EXERCISE INSTRUCTIONS: Exactly retype the lines from the top of the data through the line containing "(l5) at (5.265,-16.11)", leaving out every picture.

SUPPLIED INFORMATION:

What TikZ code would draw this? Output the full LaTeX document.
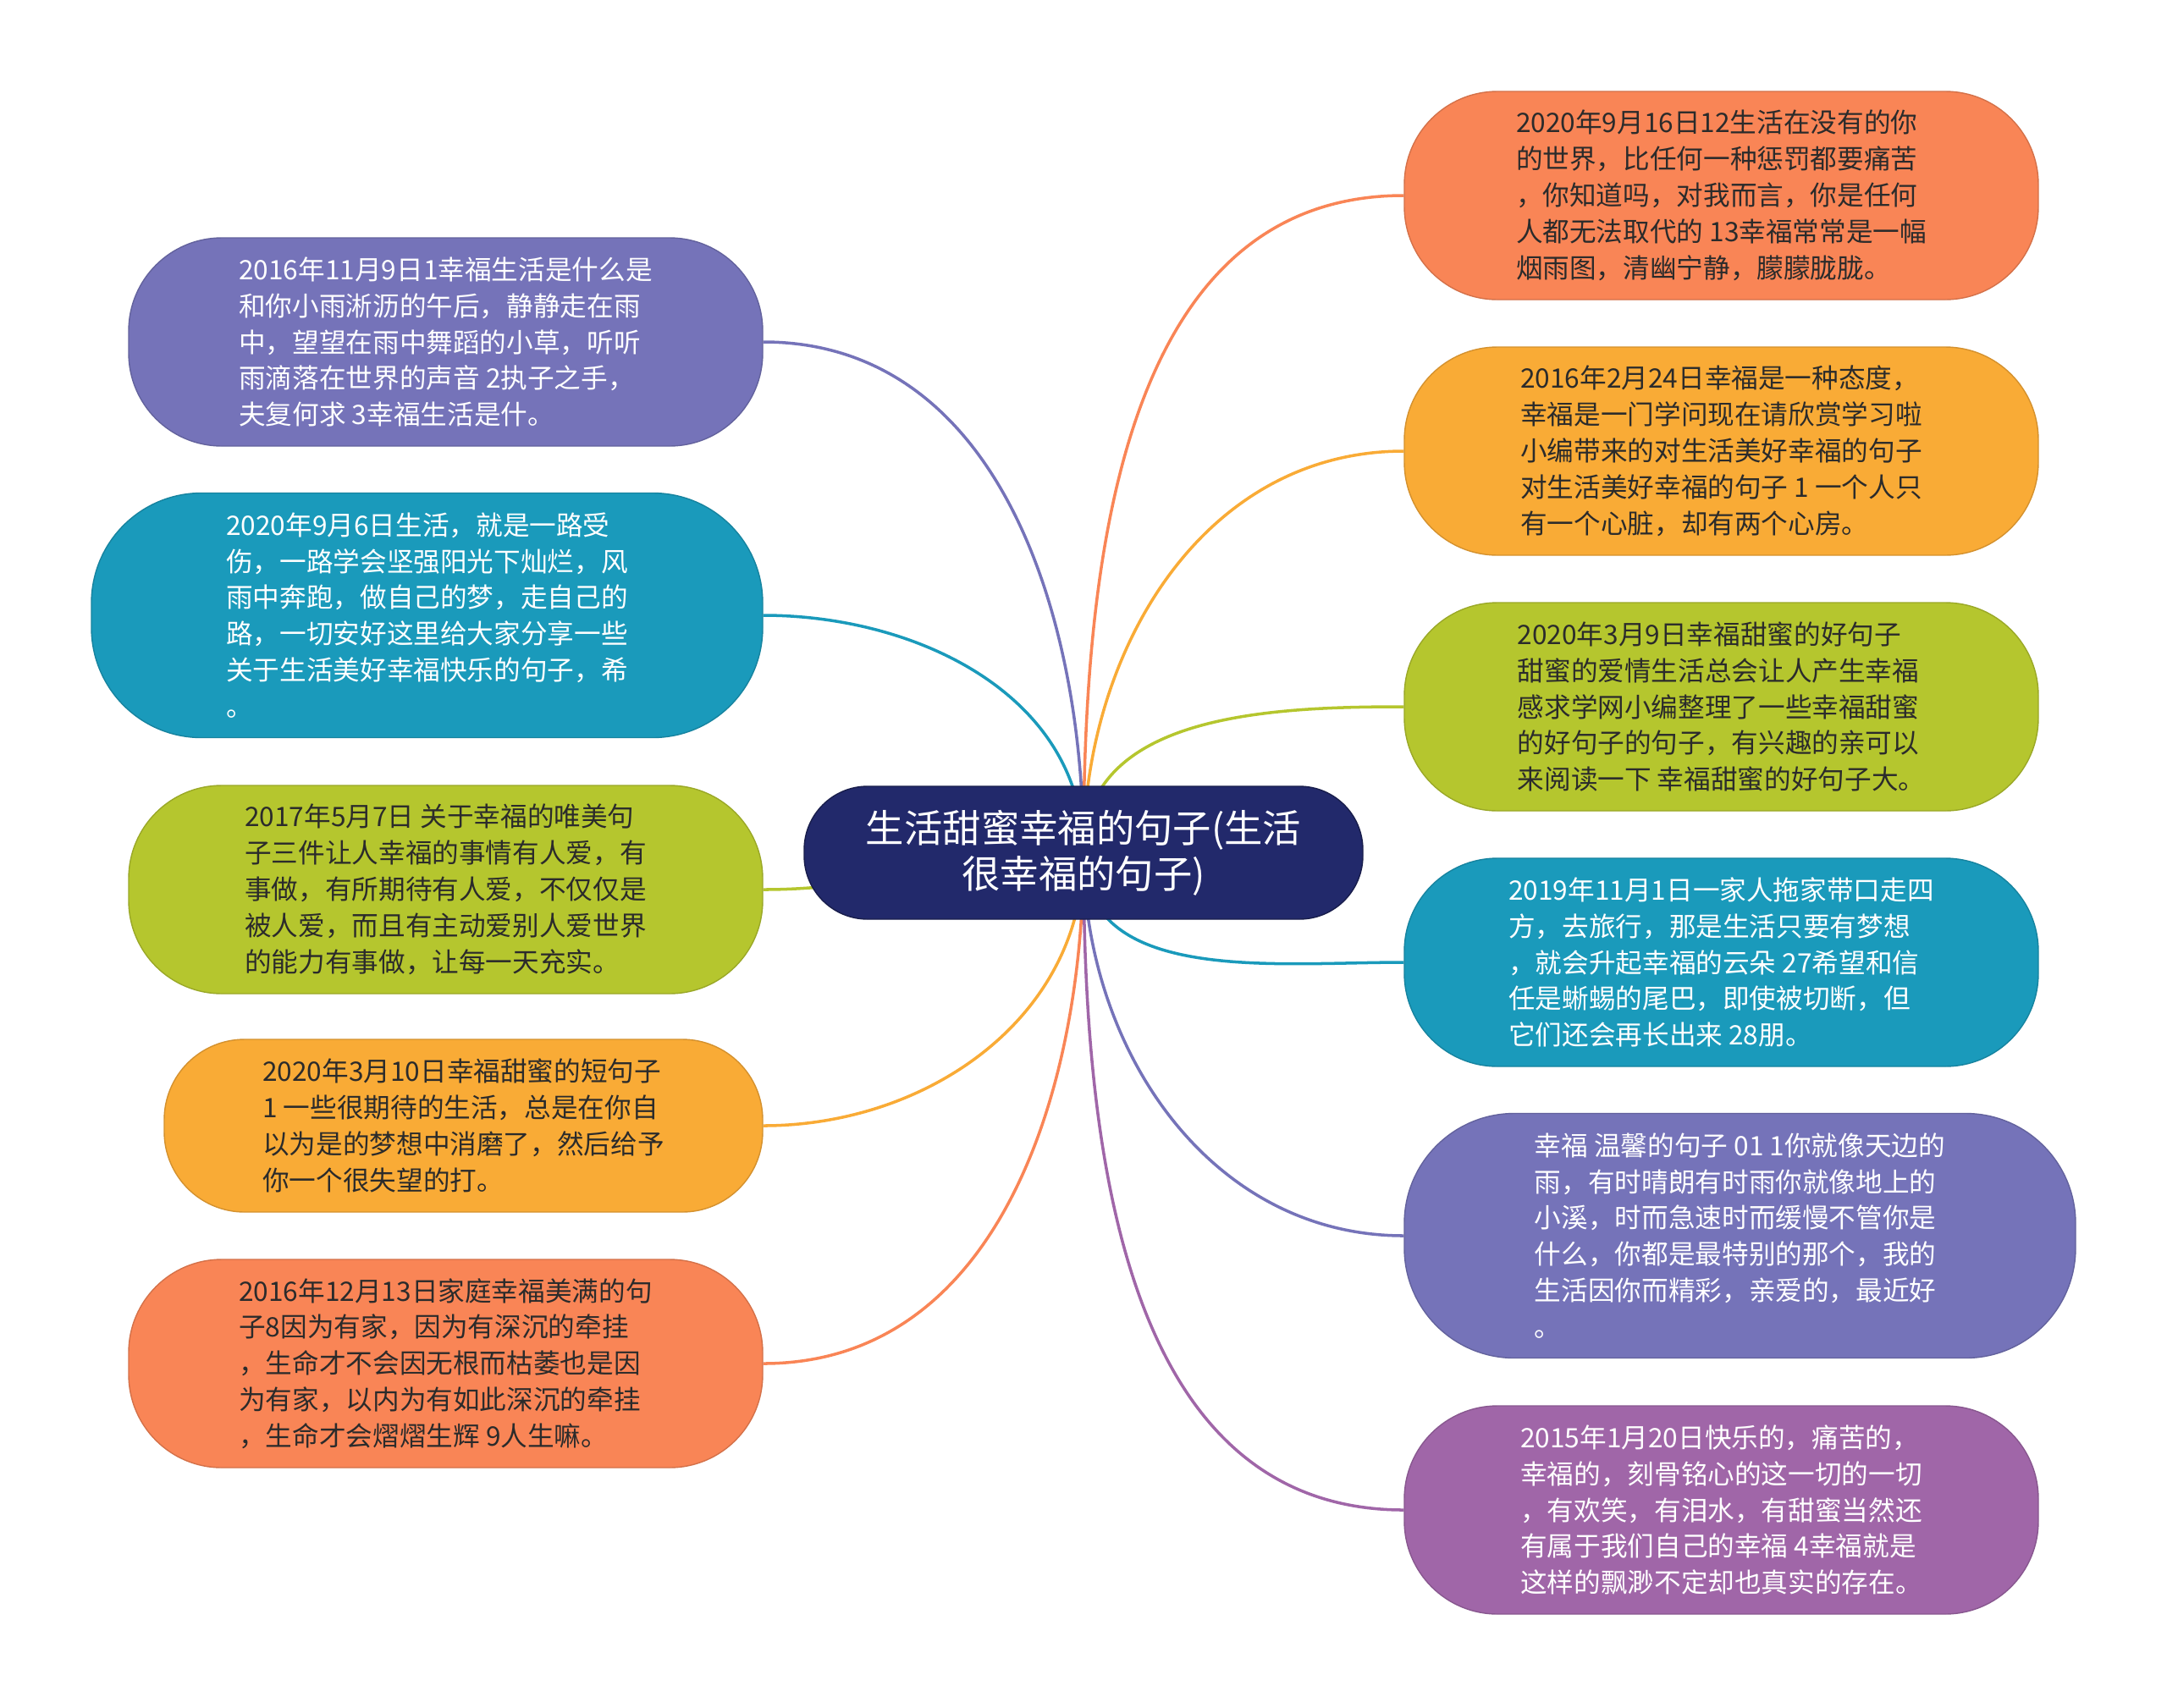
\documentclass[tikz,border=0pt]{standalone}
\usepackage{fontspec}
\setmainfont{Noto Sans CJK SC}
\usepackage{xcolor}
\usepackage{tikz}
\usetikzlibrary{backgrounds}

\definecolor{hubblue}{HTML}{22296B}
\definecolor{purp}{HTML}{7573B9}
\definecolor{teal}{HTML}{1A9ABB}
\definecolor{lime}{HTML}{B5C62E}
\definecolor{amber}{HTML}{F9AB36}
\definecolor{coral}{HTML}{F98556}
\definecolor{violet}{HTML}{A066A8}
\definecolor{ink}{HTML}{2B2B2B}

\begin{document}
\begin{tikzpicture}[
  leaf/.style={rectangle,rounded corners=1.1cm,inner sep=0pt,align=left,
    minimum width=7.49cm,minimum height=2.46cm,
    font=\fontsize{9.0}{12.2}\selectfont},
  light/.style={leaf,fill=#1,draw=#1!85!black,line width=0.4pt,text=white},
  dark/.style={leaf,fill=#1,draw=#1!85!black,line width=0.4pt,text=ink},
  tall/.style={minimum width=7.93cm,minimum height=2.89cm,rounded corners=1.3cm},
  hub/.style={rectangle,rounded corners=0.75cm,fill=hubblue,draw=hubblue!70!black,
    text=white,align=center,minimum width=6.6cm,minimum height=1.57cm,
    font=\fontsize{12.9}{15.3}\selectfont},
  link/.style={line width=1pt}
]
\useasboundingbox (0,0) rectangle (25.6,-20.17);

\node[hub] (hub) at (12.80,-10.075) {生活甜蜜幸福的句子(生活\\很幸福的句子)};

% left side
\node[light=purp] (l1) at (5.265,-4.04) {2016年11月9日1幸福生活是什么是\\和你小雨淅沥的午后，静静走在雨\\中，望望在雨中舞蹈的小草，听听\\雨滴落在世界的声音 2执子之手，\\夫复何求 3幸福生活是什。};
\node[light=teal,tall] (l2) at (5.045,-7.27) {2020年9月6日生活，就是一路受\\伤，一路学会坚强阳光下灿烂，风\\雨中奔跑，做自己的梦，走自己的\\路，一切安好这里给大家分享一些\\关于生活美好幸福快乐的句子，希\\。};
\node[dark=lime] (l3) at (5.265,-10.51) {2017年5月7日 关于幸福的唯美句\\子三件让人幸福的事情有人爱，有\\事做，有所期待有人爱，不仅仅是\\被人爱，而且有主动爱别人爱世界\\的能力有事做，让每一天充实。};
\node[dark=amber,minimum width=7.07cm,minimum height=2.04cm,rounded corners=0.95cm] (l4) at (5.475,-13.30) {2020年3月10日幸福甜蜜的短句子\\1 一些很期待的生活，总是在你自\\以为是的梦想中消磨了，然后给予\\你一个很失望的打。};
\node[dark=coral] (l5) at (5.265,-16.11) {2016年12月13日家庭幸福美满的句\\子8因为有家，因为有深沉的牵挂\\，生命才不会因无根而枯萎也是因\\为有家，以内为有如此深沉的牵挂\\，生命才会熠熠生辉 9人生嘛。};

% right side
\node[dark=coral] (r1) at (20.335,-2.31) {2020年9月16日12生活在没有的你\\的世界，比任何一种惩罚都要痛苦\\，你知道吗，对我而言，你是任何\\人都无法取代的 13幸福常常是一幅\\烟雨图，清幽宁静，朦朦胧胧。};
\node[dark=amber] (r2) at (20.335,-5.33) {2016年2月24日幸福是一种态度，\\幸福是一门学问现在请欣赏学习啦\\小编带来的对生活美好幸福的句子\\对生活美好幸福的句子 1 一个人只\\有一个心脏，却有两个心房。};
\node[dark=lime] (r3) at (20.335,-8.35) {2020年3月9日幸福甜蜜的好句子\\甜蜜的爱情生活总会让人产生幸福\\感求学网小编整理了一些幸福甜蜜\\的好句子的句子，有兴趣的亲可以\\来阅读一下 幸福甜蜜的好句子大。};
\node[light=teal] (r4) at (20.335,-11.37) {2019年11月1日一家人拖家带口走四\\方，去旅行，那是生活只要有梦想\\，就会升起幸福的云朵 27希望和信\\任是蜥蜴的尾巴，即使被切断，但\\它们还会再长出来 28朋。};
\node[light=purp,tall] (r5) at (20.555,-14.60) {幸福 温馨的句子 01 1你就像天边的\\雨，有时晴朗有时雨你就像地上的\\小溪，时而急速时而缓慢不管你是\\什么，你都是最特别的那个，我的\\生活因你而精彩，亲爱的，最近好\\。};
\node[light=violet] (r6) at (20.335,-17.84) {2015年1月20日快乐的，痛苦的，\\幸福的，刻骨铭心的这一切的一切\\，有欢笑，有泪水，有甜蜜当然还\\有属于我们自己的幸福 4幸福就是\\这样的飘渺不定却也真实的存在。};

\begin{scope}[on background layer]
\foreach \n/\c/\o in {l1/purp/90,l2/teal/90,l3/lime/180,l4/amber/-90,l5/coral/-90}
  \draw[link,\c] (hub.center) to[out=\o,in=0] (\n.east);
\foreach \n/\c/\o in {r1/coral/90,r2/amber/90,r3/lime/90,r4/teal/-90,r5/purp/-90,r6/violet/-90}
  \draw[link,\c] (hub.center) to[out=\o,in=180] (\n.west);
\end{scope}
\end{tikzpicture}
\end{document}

EXERCISE SOLUTION:
What TikZ code would draw this? Output the full LaTeX document.
\documentclass[tikz,border=0pt]{standalone}
\usepackage{fontspec}
\setmainfont{Noto Sans CJK SC}
\usepackage{xcolor}
\usepackage{tikz}
\usetikzlibrary{backgrounds}

\definecolor{hubblue}{HTML}{22296B}
\definecolor{purp}{HTML}{7573B9}
\definecolor{teal}{HTML}{1A9ABB}
\definecolor{lime}{HTML}{B5C62E}
\definecolor{amber}{HTML}{F9AB36}
\definecolor{coral}{HTML}{F98556}
\definecolor{violet}{HTML}{A066A8}
\definecolor{ink}{HTML}{2B2B2B}

\begin{document}
\begin{tikzpicture}[
  leaf/.style={rectangle,rounded corners=1.1cm,inner sep=0pt,align=left,
    minimum width=7.49cm,minimum height=2.46cm,
    font=\fontsize{9.0}{12.2}\selectfont},
  light/.style={leaf,fill=#1,draw=#1!85!black,line width=0.4pt,text=white},
  dark/.style={leaf,fill=#1,draw=#1!85!black,line width=0.4pt,text=ink},
  tall/.style={minimum width=7.93cm,minimum height=2.89cm,rounded corners=1.3cm},
  hub/.style={rectangle,rounded corners=0.75cm,fill=hubblue,draw=hubblue!70!black,
    text=white,align=center,minimum width=6.6cm,minimum height=1.57cm,
    font=\fontsize{12.9}{15.3}\selectfont},
  link/.style={line width=1pt}
]
\useasboundingbox (0,0) rectangle (25.6,-20.17);

\node[hub] (hub) at (12.80,-10.075) {生活甜蜜幸福的句子(生活\\很幸福的句子)};

% left side
\node[light=purp] (l1) at (5.265,-4.04) {2016年11月9日1幸福生活是什么是\\和你小雨淅沥的午后，静静走在雨\\中，望望在雨中舞蹈的小草，听听\\雨滴落在世界的声音 2执子之手，\\夫复何求 3幸福生活是什。};
\node[light=teal,tall] (l2) at (5.045,-7.27) {2020年9月6日生活，就是一路受\\伤，一路学会坚强阳光下灿烂，风\\雨中奔跑，做自己的梦，走自己的\\路，一切安好这里给大家分享一些\\关于生活美好幸福快乐的句子，希\\。};
\node[dark=lime] (l3) at (5.265,-10.51) {2017年5月7日 关于幸福的唯美句\\子三件让人幸福的事情有人爱，有\\事做，有所期待有人爱，不仅仅是\\被人爱，而且有主动爱别人爱世界\\的能力有事做，让每一天充实。};
\node[dark=amber,minimum width=7.07cm,minimum height=2.04cm,rounded corners=0.95cm] (l4) at (5.475,-13.30) {2020年3月10日幸福甜蜜的短句子\\1 一些很期待的生活，总是在你自\\以为是的梦想中消磨了，然后给予\\你一个很失望的打。};
\node[dark=coral] (l5) at (5.265,-16.11) {2016年12月13日家庭幸福美满的句\\子8因为有家，因为有深沉的牵挂\\，生命才不会因无根而枯萎也是因\\为有家，以内为有如此深沉的牵挂\\，生命才会熠熠生辉 9人生嘛。};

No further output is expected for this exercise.